-- OBJECTIVE --
Scan the lines below; pull out those with "Reproduce".

-- RECORDS TO PROCESS --
****************

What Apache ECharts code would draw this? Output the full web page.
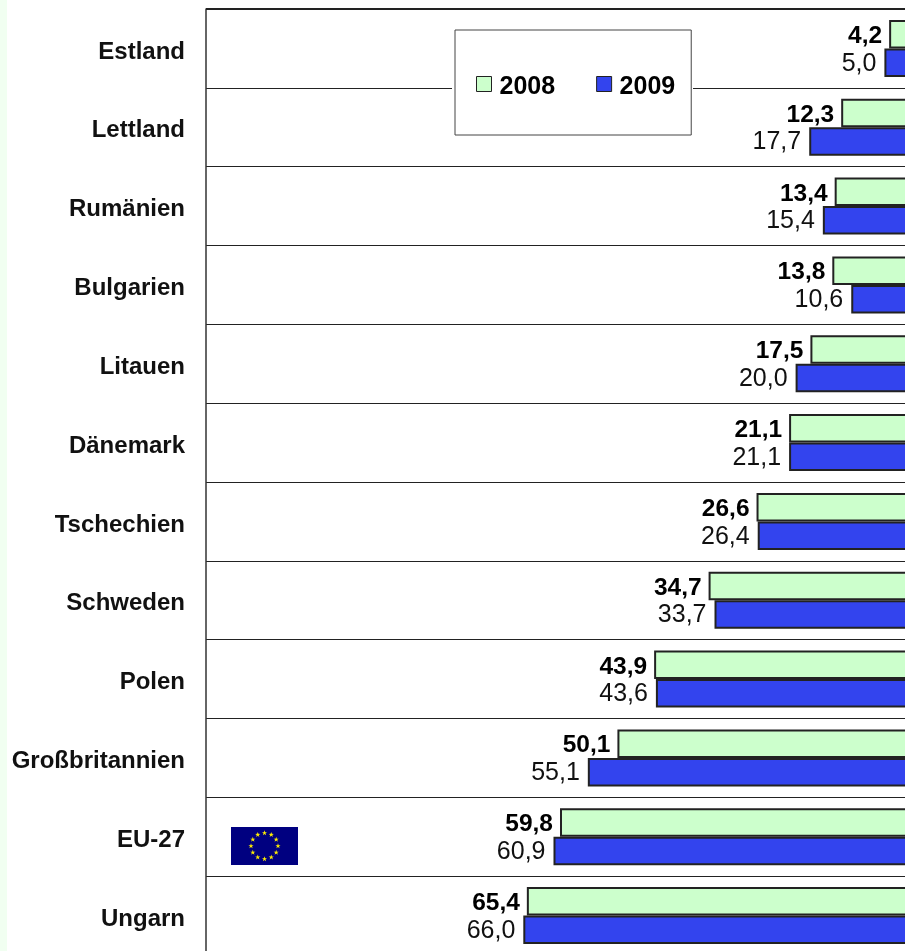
<!DOCTYPE html>
<html><head><meta charset="utf-8">
<style>html,body{margin:0;padding:0;background:#fff;overflow:hidden;width:905px;height:951px}
#c{width:930px;height:970px}</style>
<script src="https://cdn.jsdelivr.net/npm/echarts@6/dist/echarts.min.js"></script>
</head><body><div id="c"></div>
<script>
const categories=['Estland','Lettland','Rumänien','Bulgarien','Litauen','Dänemark','Tschechien','Schweden','Polen','Großbritannien','EU-27','Ungarn'];
const values2008=[4.2,12.3,13.4,13.8,17.5,21.1,26.6,34.7,43.9,50.1,59.8,65.4];
const values2009=[5.0,17.7,15.4,10.6,20.0,21.1,26.4,33.7,43.6,55.1,60.9,66.0];
const fmt=p=>p.value.toFixed(1).replace('.',',');
const FONT='"Liberation Sans",Arial,sans-serif';
function starPts(cx,cy,R){const r=R*0.4,pts=[];for(let i=0;i<10;i++){const a=-Math.PI/2+i*Math.PI/5,q=i%2?r:R;pts.push([cx+q*Math.cos(a),cy+q*Math.sin(a)]);}return pts;}
const stars=[];
for(let i=0;i<12;i++){const a=i*Math.PI/6;stars.push({type:'polygon',z:21,shape:{points:starPts(264.5+13.5*Math.sin(a),846-13*Math.cos(a),2.7)},style:{fill:'#ffee00'},silent:true});}
const chart=echarts.init(document.getElementById('c'),null,{renderer:'canvas'});
chart.setOption({
 animation:false,
 backgroundColor:'#fff',
 textStyle:{fontFamily:FONT},
 grid:{left:206,top:9,width:708,height:946,containLabel:false},
 xAxis:{type:'value',inverse:true,min:0,max:119.6,show:false},
 yAxis:{type:'category',inverse:true,data:categories,
  axisLine:{show:true,onZero:false,lineStyle:{color:'#333',width:1.5}},axisTick:{show:false},
  splitLine:{show:true,lineStyle:{color:'#222',width:1}},
  axisLabel:{margin:21,formatter:v=>'{a|'+v+'}',
   rich:{a:{color:'#111',fontSize:24,fontWeight:'bold',fontFamily:FONT,padding:[7,0,0,0]}}}},
 legend:{left:455,top:30,orient:'horizontal',icon:'rect',itemWidth:15,itemHeight:15,itemGap:41,
  padding:[45,16,35,21],backgroundColor:'#fff',borderColor:'#444',borderWidth:1,
  selectedMode:false,data:['2008','2009'],z:10,
  itemStyle:{borderColor:'#222',borderWidth:1},
  formatter:n=>'{a|'+n+'}',
  textStyle:{fontSize:25,fontWeight:'bold',color:'#000',fontFamily:FONT,
   rich:{a:{fontSize:25,fontWeight:'bold',color:'#000',fontFamily:FONT,padding:[7,0,0,3]}}}},
 series:[
  {name:'2008',type:'bar',data:values2008,barWidth:28.5,barGap:0,
   itemStyle:{color:'#ccffcc',borderColor:'#222',borderWidth:2},
   label:{show:true,position:'left',distance:7,offset:[0,2],formatter:fmt,fontSize:24.5,fontWeight:'bold',color:'#000',fontFamily:FONT}},
  {name:'2009',type:'bar',data:values2009,barWidth:28.5,
   itemStyle:{color:'#3344ee',borderColor:'#222',borderWidth:2},
   label:{show:true,position:'left',distance:8,offset:[0,1],formatter:fmt,fontSize:25,color:'#111',fontFamily:FONT}}
 ],
 graphic:[
  {type:'rect',z:1,silent:true,shape:{x:0,y:0,width:7,height:970},style:{fill:'#f1fff1'}},
  {type:'line',z:8,silent:true,shape:{x1:206,y1:9,x2:930,y2:9},style:{stroke:'#222',lineWidth:2}},
  {type:'rect',z:9,silent:true,shape:{x:452,y:80,width:241,height:16},style:{fill:'#fff'}},
  {type:'rect',z:20,silent:true,shape:{x:231,y:827,width:67,height:38},style:{fill:'#000080'}},
  ...stars
 ]
});
</script></body></html>
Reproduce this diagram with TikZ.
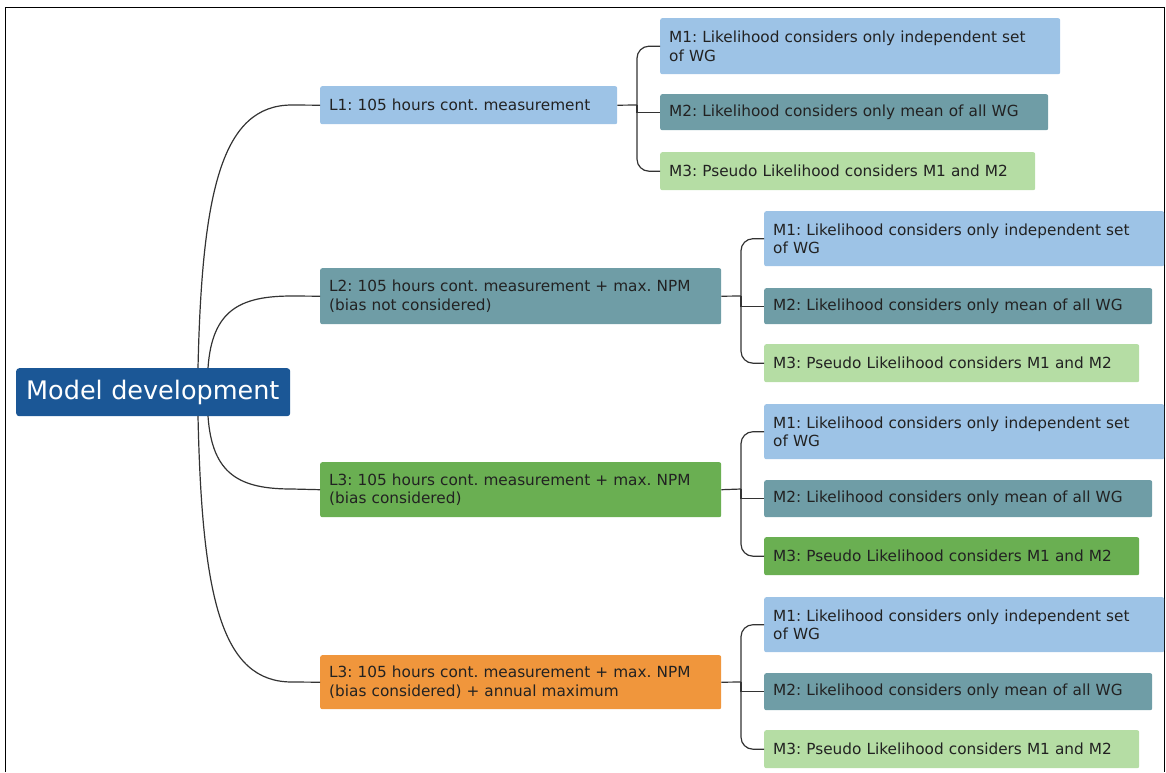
\documentclass[tikz,border=0pt]{standalone}
\usepackage{fontspec}
\setmainfont{DejaVu Sans}
\frenchspacing
\definecolor{cLB}{HTML}{9DC3E6}
\definecolor{cTE}{HTML}{6F9DA6}
\definecolor{cLG}{HTML}{B5DDA4}
\definecolor{cGR}{HTML}{6AAF52}
\definecolor{cOR}{HTML}{F0963C}
\definecolor{cDB}{HTML}{1B5796}
\definecolor{cTX}{HTML}{222222}
\definecolor{cLN}{HTML}{333333}
\begin{document}
\begin{tikzpicture}[x=1pt,y=-1pt,
  box/.style={anchor=north west, inner xsep=9pt, inner ysep=0pt, rounded corners=2pt,
    align=left, text=cTX, font=\fontsize{15.3}{18.5}\selectfont},
  link/.style={draw=cLN, line width=1.2pt},
  tree/.style={draw=cLN, line width=1.2pt, rounded corners=12pt}]
\useasboundingbox (0,0) rectangle (1166,772);
\draw[line width=1pt, black] (5,772) -- (5,7) -- (1164,7) -- (1164,772);

% root
\node[anchor=north west, fill=cDB, rounded corners=3pt, minimum width=274pt, minimum height=48pt,
  inner xsep=10pt, inner ysep=0pt, text width=254pt, align=left, text=white, font=\fontsize{25.5}{28}\selectfont] (root) at (16,368) {Model development};

% level nodes
\node[box, fill=cLB, minimum width=297pt, minimum height=38pt, text width=279pt] (L1) at (320,86) {L1: 105 hours cont. measurement};
\node[box, fill=cTE, minimum width=401pt, minimum height=56pt, text width=383pt] (L2) at (320,268) {L2: 105 hours cont. measurement + max. NPM\\(bias not considered)};
\node[box, fill=cGR, minimum width=401pt, minimum height=55pt, text width=383pt] (L3) at (320,462) {L3: 105 hours cont. measurement + max. NPM\\(bias considered)};
\node[box, fill=cOR, minimum width=401pt, minimum height=54pt, text width=383pt] (L4) at (320,655) {L3: 105 hours cont. measurement + max. NPM\\(bias considered) + annual maximum};

% children of L1
\node[box, fill=cLB, minimum width=400pt, minimum height=56pt, text width=382pt] (a1) at (660,18) {M1: Likelihood considers only independent set\\of WG};
\node[box, fill=cTE, minimum width=388pt, minimum height=36pt, text width=370pt] (a2) at (660,94) {M2: Likelihood considers only mean of all WG};
\node[box, fill=cLG, minimum width=375pt, minimum height=38pt, text width=357pt] (a3) at (660,152) {M3: Pseudo Likelihood considers M1 and M2};

% children of L2
\node[box, fill=cLB, minimum width=400pt, minimum height=55pt, text width=382pt] (b1) at (764,211) {M1: Likelihood considers only independent set\\of WG};
\node[box, fill=cTE, minimum width=388pt, minimum height=36pt, text width=370pt] (b2) at (764,288) {M2: Likelihood considers only mean of all WG};
\node[box, fill=cLG, minimum width=375pt, minimum height=38pt, text width=357pt] (b3) at (764,344) {M3: Pseudo Likelihood considers M1 and M2};

% children of L3
\node[box, fill=cLB, minimum width=400pt, minimum height=55pt, text width=382pt] (c1) at (764,404) {M1: Likelihood considers only independent set\\of WG};
\node[box, fill=cTE, minimum width=388pt, minimum height=37pt, text width=370pt] (c2) at (764,480) {M2: Likelihood considers only mean of all WG};
\node[box, fill=cGR, minimum width=375pt, minimum height=38pt, text width=357pt] (c3) at (764,537) {M3: Pseudo Likelihood considers M1 and M2};

% children of L4
\node[box, fill=cLB, minimum width=400pt, minimum height=55pt, text width=382pt] (d1) at (764,597) {M1: Likelihood considers only independent set\\of WG};
\node[box, fill=cTE, minimum width=388pt, minimum height=37pt, text width=370pt] (d2) at (764,673) {M2: Likelihood considers only mean of all WG};
\node[box, fill=cLG, minimum width=375pt, minimum height=38pt, text width=357pt] (d3) at (764,730) {M3: Pseudo Likelihood considers M1 and M2};

% root connectors
\coordinate (r1) at (198,368);
\coordinate (r2) at (208,368);
\coordinate (r3) at (208,416);
\coordinate (r4) at (198,416);
\coordinate (e1) at (292,105);
\coordinate (e2) at (292,296);
\coordinate (e3) at (292,489);
\coordinate (e4) at (292,682);
\draw[link] (r1) .. controls (202,190) and (222,105) .. (e1) -- (L1.west);
\draw[link] (r2) .. controls (212,310) and (240,296) .. (e2) -- (L2.west);
\draw[link] (r3) .. controls (212,475) and (240,489) .. (e3) -- (L3.west);
\draw[link] (r4) .. controls (202,600) and (222,682) .. (e4) -- (L4.west);

% child trees
\coordinate (j1) at (637,105);
\coordinate (j2) at (741,296);
\coordinate (j3) at (741,489);
\coordinate (j4) at (741,682);
\draw[link] (L1.east) -- (j1);
\draw[link] (L2.east) -- (j2);
\draw[link] (L3.east) -- (j3);
\draw[link] (L4.east) -- (j4);
\draw[tree] (j1) |- (a1.west);
\draw[link] (j1) |- (a2.west);
\draw[tree] (j1) |- (a3.west);
\draw[tree] (j2) |- (b1.west);
\draw[link] (j2) |- (b2.west);
\draw[tree] (j2) |- (b3.west);
\draw[tree] (j3) |- (c1.west);
\draw[link] (j3) |- (c2.west);
\draw[tree] (j3) |- (c3.west);
\draw[tree] (j4) |- (d1.west);
\draw[link] (j4) |- (d2.west);
\draw[tree] (j4) |- (d3.west);
\end{tikzpicture}
\end{document}
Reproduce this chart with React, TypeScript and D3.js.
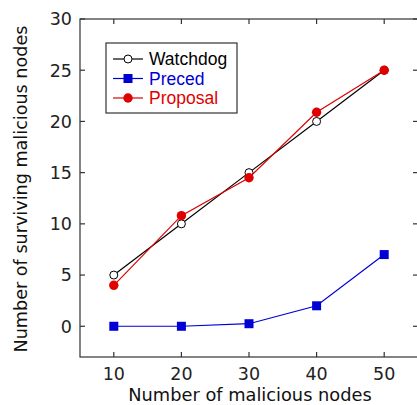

****************

-- THE OUTPUT --
Reproduce this diagram with TikZ.
Reproduce this chart with React, TypeScript and D3.js.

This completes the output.